Answer:- • Pipeline: It acts as a carrier in which we have various processes taking place. An individual process is an activity. • Activities: Activities represent the processing steps in a pipeline. A pipeline can have one or multiple activities. It can be anything i.e process like querying a data set or moving the dataset from one source to another. • Datasets: Sources of data. In simple words, it is a data structure that holds our data. • Linked services: These store information that is very important when it comes to connecting an external source. For example: Consider SQL server, you need a connection string that you can connect to an external device. you need to mention the source and the destination of your data.

Question:- How can I schedule a pipeline?

Answer:- • You can use the scheduler trigger or time window trigger to schedule a pipeline. • The trigger uses a wall-clock calendar schedule, which can schedule pipelines periodically or in calendar-based recurrent patterns (for example, on Mondays at 6:00 PM and Thursdays at 9:00 PM).

Question:- Can I pass parameters to a pipeline run?

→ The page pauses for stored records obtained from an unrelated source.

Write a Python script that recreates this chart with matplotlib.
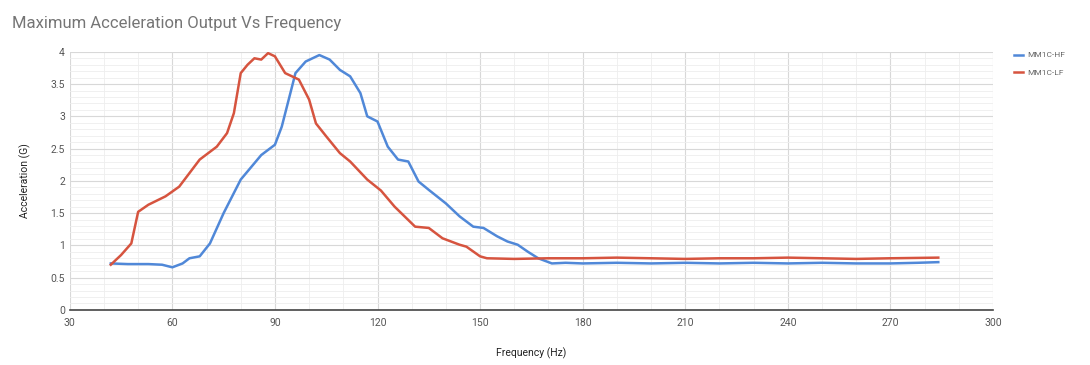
#!/usr/bin/env python3
""" maximum acceleration output vs frequency for the two MM1C variants """
import matplotlib
matplotlib.use("Agg")
import matplotlib.pyplot as plt
from matplotlib.ticker import MultipleLocator

plt.rcParams['font.family'] = ['Roboto', 'DejaVu Sans']

# values
hf_freq = [42, 47, 53, 57, 60, 63, 65, 68, 71, 75, 80, 86, 90, 92, 95, 96,
           99, 103, 106, 109, 112, 115, 117, 120, 123, 126, 129, 132, 135,
           140, 144, 148, 151, 155, 158, 161, 164, 167, 171, 175, 180, 190,
           200, 210, 220, 230, 240, 250, 260, 270, 278, 284]
hf_acc = [0.72, 0.71, 0.71, 0.70, 0.66, 0.72, 0.80, 0.83, 1.03, 1.50, 2.02,
          2.40, 2.56, 2.84, 3.46, 3.67, 3.85, 3.95, 3.88, 3.72, 3.62, 3.36,
          3.00, 2.92, 2.53, 2.33, 2.30, 1.99, 1.86, 1.65, 1.45, 1.29, 1.27,
          1.14, 1.06, 1.01, 0.90, 0.80, 0.72, 0.73, 0.72, 0.73, 0.72, 0.73,
          0.72, 0.73, 0.72, 0.73, 0.72, 0.72, 0.73, 0.74]

lf_freq = [42, 45, 48, 50, 53, 58, 62, 65, 68, 73, 76, 78, 80, 82, 84, 86,
           88, 90, 93, 97, 100, 102, 105, 109, 112, 117, 121, 125, 131, 135,
           139, 144, 146, 150, 152, 160, 170, 180, 190, 200, 210, 220, 230,
           240, 250, 260, 270, 284]
lf_acc = [0.70, 0.85, 1.03, 1.52, 1.63, 1.76, 1.91, 2.12, 2.33, 2.53, 2.74,
          3.05, 3.67, 3.80, 3.90, 3.88, 3.98, 3.93, 3.67, 3.57, 3.26, 2.89,
          2.69, 2.43, 2.30, 2.02, 1.85, 1.60, 1.29, 1.27, 1.11, 1.01, 0.98,
          0.83, 0.80, 0.79, 0.80, 0.80, 0.81, 0.80, 0.79, 0.80, 0.80, 0.81,
          0.80, 0.79, 0.80, 0.81]

x_ticks = list(range(30, 301, 30))
y_ticks = [0, 0.5, 1, 1.5, 2, 2.5, 3, 3.5, 4]

fig = plt.figure(figsize=(10.9, 3.65), dpi=100)
ax = fig.add_axes([0.064, 0.151, 0.847, 0.707])

ax.plot(hf_freq, hf_acc, color="#5088d8", lw=1.8, label="MM1C-HF", zorder=3)
ax.plot(lf_freq, lf_acc, color="#d6543f", lw=1.8, label="MM1C-LF", zorder=3)

ax.set_xlim(30, 300)
ax.set_ylim(0, 4)
ax.set_xticks(x_ticks)
ax.set_yticks(y_ticks)
ax.set_yticklabels([f"{v:g}" for v in y_ticks])
ax.xaxis.set_minor_locator(MultipleLocator(10))
ax.yaxis.set_minor_locator(MultipleLocator(0.1))
ax.grid(which="major", color="#d8d8d8", lw=0.8)
ax.grid(which="minor", color="#eeeeee", lw=0.6)
ax.set_axisbelow(True)

for side in ("top", "right", "left"):
    ax.spines[side].set_visible(False)
ax.spines["bottom"].set_color("#444444")
ax.spines["bottom"].set_linewidth(1.2)
ax.tick_params(which="both", length=0)
ax.tick_params(labelsize=7.5, labelcolor="#555555")
ax.tick_params(axis="x", pad=6)

ax.set_xlabel("Frequency (Hz)", fontsize=7.5, color="#222222", labelpad=14)
ax.set_ylabel("Acceleration (G)", fontsize=7.5, color="#222222", labelpad=14)

fig.text(0.011, 0.935, "Maximum Acceleration Output Vs Frequency",
         fontsize=12, color="#757575", va="center")

ax.legend(loc="upper left", bbox_to_anchor=(1.015, 1.03), frameon=False,
          fontsize=6, labelcolor="#666666", handlelength=1.0,
          handletextpad=0.6, labelspacing=1.3)

plt.savefig("out.png", dpi=100)
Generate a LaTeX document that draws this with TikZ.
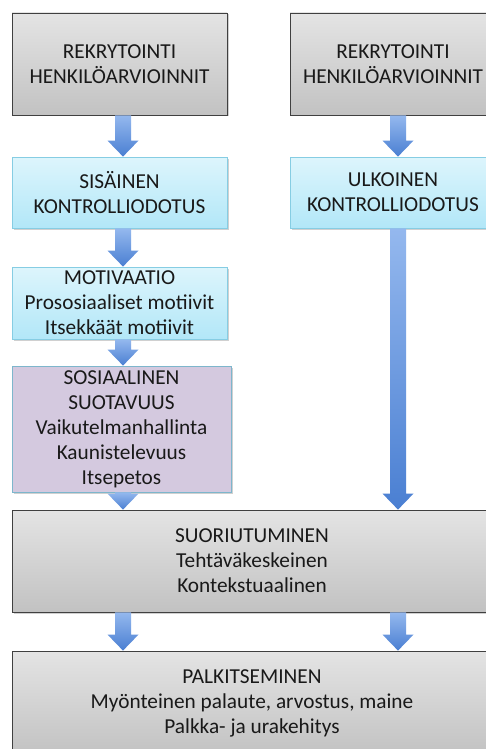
\documentclass[tikz,border=0pt]{standalone}
\usepackage{fontspec}
\setmainfont{Carlito}
\usetikzlibrary{calc,shadows}
\definecolor{grayTop}{HTML}{E4E4E4}
\definecolor{grayBot}{HTML}{C2C2C2}
\definecolor{cyanTop}{HTML}{DDF5FC}
\definecolor{cyanBot}{HTML}{B2E7F8}
\definecolor{cyanLine}{HTML}{86CDE3}
\definecolor{lilac}{HTML}{D4C9DF}
\definecolor{lilacLine}{HTML}{7DB6CC}
\definecolor{arrTop}{HTML}{94B8EE}
\definecolor{arrBot}{HTML}{4A7FD2}
\newcommand{\blockarr}[3]{%
  \path[blockarrow] let \p1=(#2.south), \p2=(#3.north) in
    (#1pt-8pt,\y1) -- (#1pt+8pt,\y1) -- (#1pt+8pt,\y2+16pt) -- (#1pt+15.5pt,\y2+16pt)
    -- (#1pt,\y2) -- (#1pt-15.5pt,\y2+16pt) -- (#1pt-8pt,\y2+16pt) -- cycle;}
\begin{document}
\begin{tikzpicture}[x=1pt,y=-1pt,
  box/.style={rectangle, inner sep=0pt, align=center,
    font=\fontsize{21.3}{25}\selectfont, text=black!90, line width=0.8pt,
    drop shadow={shadow xshift=1.5pt, shadow yshift=-1.5pt, opacity=0.3, fill=black!60}},
  graybox/.style={box, draw=black!75, top color=grayTop, bottom color=grayBot},
  cyanbox/.style={box, draw=cyanLine, top color=cyanTop, bottom color=cyanBot},
  lilacbox/.style={box, draw=lilacLine, fill=lilac},
  blockarrow/.style={top color=arrTop, bottom color=arrBot, draw=none}]
\useasboundingbox (0,0) rectangle (486,749);
\clip (0,0) rectangle (486,749);
\fill[white] (0,0) rectangle (486,749);

\node[graybox, minimum width=215pt, minimum height=102pt] (rek1) at (119.5,64)
  {REKRYTOINTI\\HENKILÖARVIOINNIT};
\node[graybox, minimum width=206pt, minimum height=102pt] (rek2) at (393,64)
  {REKRYTOINTI\\HENKILÖARVIOINNIT};
\node[cyanbox, minimum width=215pt, minimum height=71pt] (sis) at (119.5,192.5)
  {SISÄINEN\\KONTROLLIODOTUS};
\node[cyanbox, minimum width=206pt, minimum height=71pt] (ulk) at (393,192.5)
  {ULKOINEN\\KONTROLLIODOTUS};
\node[cyanbox, minimum width=215pt, minimum height=72pt] (mot) at (119.5,303)
  {MOTIVAATIO\\Prososiaaliset motiivit\\Itsekkäät motiivit};
\node[lilacbox, minimum width=219pt, minimum height=126pt] (sos) at (121.5,429)
  {SOSIAALINEN\\SUOTAVUUS\\Vaikutelmanhallinta\\Kaunistelevuus\\Itsepetos};
\node[graybox, minimum width=480pt, minimum height=102pt] (suo) at (252,561)
  {SUORIUTUMINEN\\Tehtäväkeskeinen\\Kontekstuaalinen};
\node[graybox, minimum width=480pt, minimum height=104pt] (pal) at (252,703)
  {PALKITSEMINEN\\Myönteinen palaute, arvostus, maine\\Palkka- ja urakehitys};

\blockarr{123}{rek1}{sis}
\blockarr{398}{rek2}{ulk}
\blockarr{123}{sis}{mot}
\blockarr{123}{mot}{sos}
\blockarr{123}{sos}{suo}
\blockarr{398}{ulk}{suo}
\blockarr{123}{suo}{pal}
\blockarr{398}{suo}{pal}
\end{tikzpicture}
\end{document}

Answer:- • Yes, parameters are a first-class, top-level concept in Data Factory. • You can define parameters at the pipeline level and pass arguments as you execute the pipeline run on-demand or by using a trigger.

Question:- Can I define default values for the pipeline parameters?

Answer:- You can define default values for the parameters in the pipelines.

Question:- Can an activity in a pipeline consume arguments that are passed to a pipeline run?

Answer:- Each activity within the pipeline can consume the parameter value that’s passed to the pipeline and run with the @parameter construct.

Question:- Can an activity output property be consumed in another activity?

Answer:- An activity output can be consumed in a subsequent activity with the @activity construct.

Question:- How do I gracefully handle null values in an activity output?

Answer:- ou can use the @coalesce construct in the expressions to handle the null values gracefully.

Question:- Which Data Factory version do I use to create data flows?

Answer:- Use the Data Factory V2 version to create data flows.